Issue Description Mitigation
Traffic splitting Microsoft 365 and Azure Public PaaS traffic splitting isn't currently supported. As such, selecting a partner provider for V2I or B2I also sends all Azure Public PaaS and Microsoft 365 traffic via the partner service. Investigating traffic splitting at the hub.
Base policies must be in same region as local policy Create all your local policies in the same region as the base policy. You can still apply a policy that was created in one region on a secured hub from another region. Investigating
Filtering inter-hub traffic in secure virtual hub deployments Secured Virtual Hub to Secured Virtual Hub communication filtering is supported with the Routing Intent feature. Enable Routing Intent on your Virtual WAN Hub by setting Inter-hub to Enabled in Azure Firewall Manager. See Routing Intent documentation for more information about this feature. The only Virtual WAN routing configuration that enables inter-hub traffic filtering is Routing intent.

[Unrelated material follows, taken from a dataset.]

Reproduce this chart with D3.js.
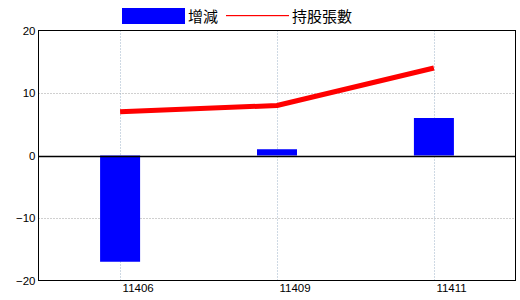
<!DOCTYPE html>
<html><head><meta charset="utf-8">
<script src="https://cdn.jsdelivr.net/npm/d3@7"></script>
<style>body{margin:0;background:#fff}svg{display:block}</style>
</head><body>
<script>
const categories = ["11406", "11409", "11411"];
const changeValues = [-17, 1, 6];      // 增減
const holdingValues = [7, 8, 14];      // 持股張數
const yTicks = [-20, -10, 0, 10, 20];
const seriesNames = ["增減", "持股張數"];

const W = 520, H = 300;
const svg = d3.select("body").append("svg").attr("width", W).attr("height", H);
const pL = 38.5, pR = 515.5, pT = 30.5, pB = 280.5;

const x = d3.scalePoint().domain(categories).range([pL, pR]).padding(0.52);
const y = d3.scaleLinear().domain([-20, 20]).range([pB, pT]);
const numFont = "Liberation Sans, Arial, sans-serif";
const cjkFont = "Noto Sans CJK TC, sans-serif";

// horizontal grid
svg.append("g").selectAll("line").data(yTicks.filter(t => t !== 0 && t !== 20 && t !== -20)).join("line")
  .attr("x1", pL).attr("x2", pR)
  .attr("y1", d => Math.round(y(d)) + 0.5).attr("y2", d => Math.round(y(d)) + 0.5)
  .attr("stroke", "#a0a0a0").attr("stroke-dasharray", "1,2");
// vertical grid
svg.append("g").selectAll("line").data(categories).join("line")
  .attr("x1", d => Math.round(x(d)) + 0.5).attr("x2", d => Math.round(x(d)) + 0.5)
  .attr("y1", pT).attr("y2", pB)
  .attr("stroke", "#9db3c8").attr("stroke-dasharray", "1,2");

// bars
const bw = 40;
svg.append("g").selectAll("rect").data(categories).join("rect")
  .attr("x", d => x(d) - bw / 2)
  .attr("width", bw)
  .attr("y", (d, i) => y(Math.max(0, changeValues[i])))
  .attr("height", (d, i) => Math.abs(y(changeValues[i]) - y(0)))
  .attr("fill", "#0000ff");

// zero line
svg.append("line").attr("x1", pL).attr("x2", pR)
  .attr("y1", Math.round(y(0)) + 0.5).attr("y2", Math.round(y(0)) + 0.5)
  .attr("stroke", "#000").attr("stroke-width", 1.3);

// line series
const line = d3.line().x(d => x(d[0])).y(d => y(d[1]));
svg.append("path").datum(categories.map((c, i) => [c, holdingValues[i]]))
  .attr("d", line).attr("fill", "none").attr("stroke", "#ff0000")
  .attr("stroke-width", 5).attr("stroke-linejoin", "round");

// frame
svg.append("rect").attr("x", pL).attr("y", pT).attr("width", pR - pL).attr("height", pB - pT)
  .attr("fill", "none").attr("stroke", "#000").attr("stroke-width", 1);

// y axis labels
const yAxis = d3.axisLeft(y).tickValues(yTicks).tickSize(0).tickPadding(3);
const gy = svg.append("g").attr("transform", `translate(${pL},0)`).call(yAxis);
gy.select(".domain").remove();
gy.selectAll("text").attr("font-family", numFont).attr("font-size", 11.5).attr("fill", "#000");

// x axis labels (left-aligned just right of category line)
const xAxis = d3.axisBottom(x).tickSize(0).tickPadding(3);
const gx = svg.append("g").attr("transform", `translate(0,${pB})`).call(xAxis);
gx.select(".domain").remove();
gx.selectAll("text").attr("font-family", numFont).attr("font-size", 11.5).attr("fill", "#000")
  .attr("text-anchor", "start").attr("dx", 2);

// legend
const lg = svg.append("g");
lg.append("rect").attr("x", 122).attr("y", 8).attr("width", 63).attr("height", 16).attr("fill", "#0000ff");
lg.append("text").attr("x", 188).attr("y", 22).text(seriesNames[0])
  .attr("font-family", cjkFont).attr("font-size", 15).attr("fill", "#000");
lg.append("rect").attr("x", 226).attr("width", 63).attr("y", 15).attr("height", 1.2)
  .attr("fill", "#ff0000");
lg.append("text").attr("x", 292).attr("y", 22).text(seriesNames[1])
  .attr("font-family", cjkFont).attr("font-size", 15).attr("fill", "#000");
</script>
</body></html>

Branch to branch traffic with private traffic filtering enabled Branch to branch traffic can be inspected by Azure Firewall in secured hub scenarios if Routing Intent is enabled. Enable Routing Intent on your Virtual WAN Hub by setting Inter-hub to Enabled in Azure Firewall Manager. See Routing Intent documentation for more information about this feature. The only Virtual WAN routing configuration that enables branch to branch private traffic is routing intent.
All Secured Virtual Hubs sharing the same virtual WAN must be in the same resource group. This behavior is aligned with Virtual WAN Hubs today. Create multiple Virtual WANs to allow Secured Virtual Hubs to be created in different resource groups.
Bulk IP address addition fails The secure hub firewall goes into a failed state if you add multiple public IP addresses. Add smaller public IP address increments. For example, add 10 at a time.
DDoS Protection not supported with secured virtual hubs DDoS Protection isn't integrated with vWANs. Investigating
Activity logs not fully supported Firewall policy doesn't currently support Activity logs. Investigating
Description of rules not fully supported Firewall policy doesn't display the description of rules in an ARM export. Investigating
Azure Firewall Manager overwrites static and custom routes causing downtime in virtual WAN hub. You shouldn't use Azure Firewall Manager to manage your settings in deployments configured with custom or static routes. Updates from Firewall Manager can potentially overwrite static or custom route settings. If you use static or custom routes, use the Virtual WAN page to manage security settings and avoid configuration via Azure Firewall Manager.